DESCRIPTION OF THE TASK:
Copy every line with the string "seaborn" in it.

TASK MATERIAL:
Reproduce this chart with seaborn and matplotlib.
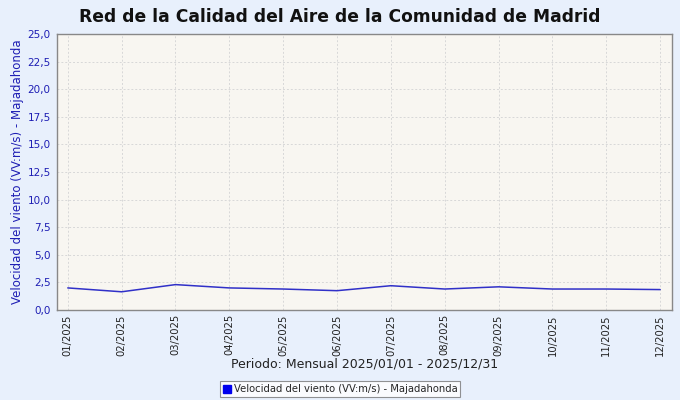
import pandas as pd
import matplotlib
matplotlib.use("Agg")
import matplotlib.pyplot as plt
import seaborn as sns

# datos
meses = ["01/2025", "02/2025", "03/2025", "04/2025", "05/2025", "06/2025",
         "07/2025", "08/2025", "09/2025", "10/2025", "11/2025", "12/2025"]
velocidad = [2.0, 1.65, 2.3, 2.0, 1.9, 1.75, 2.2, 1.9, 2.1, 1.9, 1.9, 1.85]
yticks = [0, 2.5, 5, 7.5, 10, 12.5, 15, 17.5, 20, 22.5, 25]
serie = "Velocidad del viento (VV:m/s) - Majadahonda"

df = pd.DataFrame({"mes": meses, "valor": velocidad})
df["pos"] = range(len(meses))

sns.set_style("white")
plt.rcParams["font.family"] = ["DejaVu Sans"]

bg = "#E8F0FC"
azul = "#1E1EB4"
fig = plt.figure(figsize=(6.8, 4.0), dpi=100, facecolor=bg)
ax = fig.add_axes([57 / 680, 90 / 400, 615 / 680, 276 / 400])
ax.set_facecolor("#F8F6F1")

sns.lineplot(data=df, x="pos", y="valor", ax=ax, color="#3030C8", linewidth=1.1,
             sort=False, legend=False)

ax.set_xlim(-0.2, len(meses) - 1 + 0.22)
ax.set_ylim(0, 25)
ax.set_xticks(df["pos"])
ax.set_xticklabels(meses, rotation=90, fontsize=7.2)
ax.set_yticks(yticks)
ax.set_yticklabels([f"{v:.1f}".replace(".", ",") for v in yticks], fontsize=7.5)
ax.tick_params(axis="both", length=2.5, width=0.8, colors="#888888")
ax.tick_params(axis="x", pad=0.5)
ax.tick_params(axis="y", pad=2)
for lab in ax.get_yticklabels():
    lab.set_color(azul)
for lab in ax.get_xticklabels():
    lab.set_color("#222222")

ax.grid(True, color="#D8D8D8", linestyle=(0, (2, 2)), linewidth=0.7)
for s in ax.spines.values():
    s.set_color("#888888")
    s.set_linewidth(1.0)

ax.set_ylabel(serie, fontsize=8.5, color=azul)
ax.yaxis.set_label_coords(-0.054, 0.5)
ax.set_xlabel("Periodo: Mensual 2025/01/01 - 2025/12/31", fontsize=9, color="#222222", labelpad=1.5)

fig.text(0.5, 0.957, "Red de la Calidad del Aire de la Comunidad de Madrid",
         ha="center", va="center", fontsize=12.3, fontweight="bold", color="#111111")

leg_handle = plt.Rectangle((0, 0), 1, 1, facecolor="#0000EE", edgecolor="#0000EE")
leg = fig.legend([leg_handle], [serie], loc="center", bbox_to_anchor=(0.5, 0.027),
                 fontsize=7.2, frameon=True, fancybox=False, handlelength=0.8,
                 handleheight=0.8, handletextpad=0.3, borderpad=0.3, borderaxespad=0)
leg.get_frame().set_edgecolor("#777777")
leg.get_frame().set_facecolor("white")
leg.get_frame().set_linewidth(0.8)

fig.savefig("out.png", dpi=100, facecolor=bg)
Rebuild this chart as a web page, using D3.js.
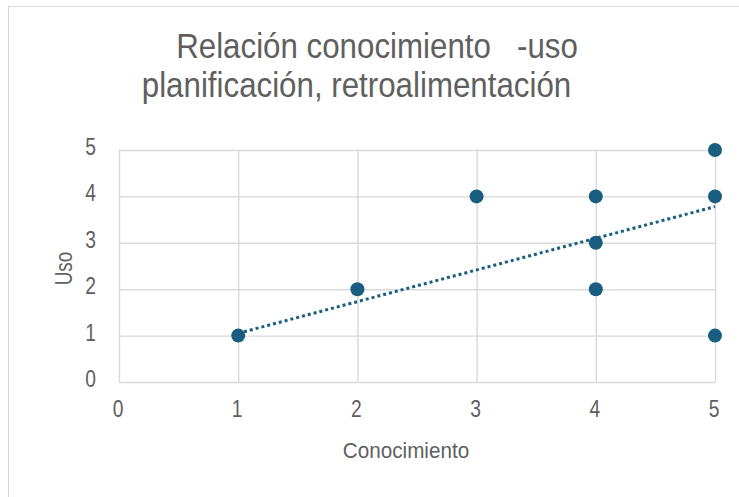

RESPONSE BELOW:
Reproduce this chart with seaborn and matplotlib.
import seaborn as sns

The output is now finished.